Excerpt from: Sister by A. Manette Ansay

If you've never been inside a Catholic church, I'll show you what it's like to go there, believing, into the cool dark air with only the light from the sacristy to guide you. Imagine the half-filled pews stretched out in rows as quiet, as impossibly even, as the rows of corn and soy in the fields behind the houses that trail from the church in four directions, the way light beams radiate from a child's sketch of the sun. Pretend you've just come from one of these houses, as I have, as my grandmother has, as all the people around us have, and at first the measured stillness of the church seems torturous, unbroken, unbearable. But as your eyes widen to accept the dusk, you'll notice a handkerchief twisted from palm to palm, a jiggling foot in an open-toed shoe. And, too, there are smells: rose perfume wafting from beneath a loosened collar, whiffs of manure from rubber-soled boots, dust that (I read this as a child, wanted it to be true) is mostly organic, made up of epidermal cells and bits of human hair. There is dust layering the top of the holy water font, where we dip the tips of our third fingers before making the sign of the cross. There is dust smudging the colors of the stained-glass windows, dust on the legs of the table where we select this month's missalette, dust on the intricate statues with their deep, worried eyes. Everywhere there is evidence of the body's desire for its own beginnings, the soul's helium float back to God.
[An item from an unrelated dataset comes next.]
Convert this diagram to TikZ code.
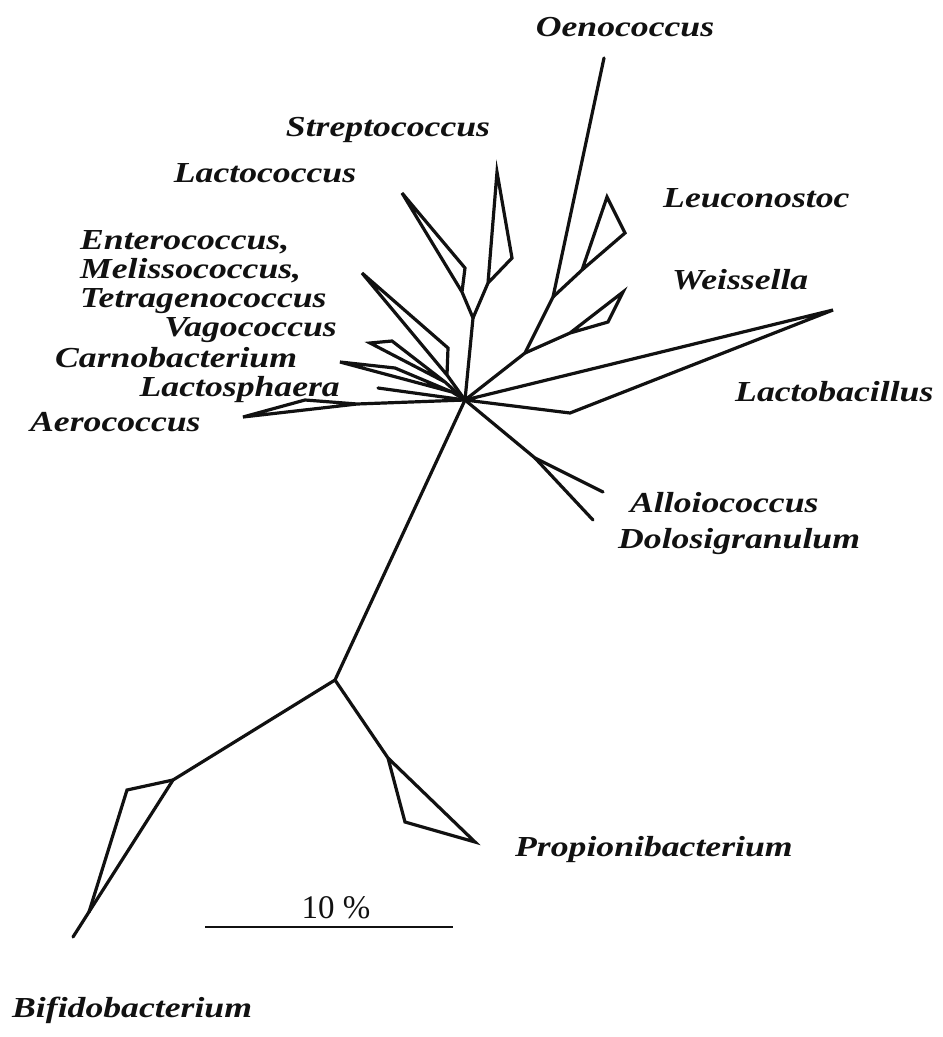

I want you to be here with us. I want you to feel what I feel, a teenage girl towering over her grandmother at the back of this small Wisconsin church. There is the altar boy in his cumbersome smock, peeking out from the doors off the sacristy, excused from English or Math or Civics to serve the daily noon Mass. There are the men on their lunch breaks, the smattering of older retired men, and so many women!--young mothers with their sleeping babies, older mothers in groups of three and four, and the dozens of widows, women like my grandmother, who are the raw heart of this church. When they speak, you hear the older languages floating around their tongues. They wear their hair in tight, curly nests; thin gold bands still dent their fourth fingers. They carry what they need in big black purses, secured with fist-like clasps, these women who remember times without bread when they had to feed themselves and their families on their own ingenuity and the Word.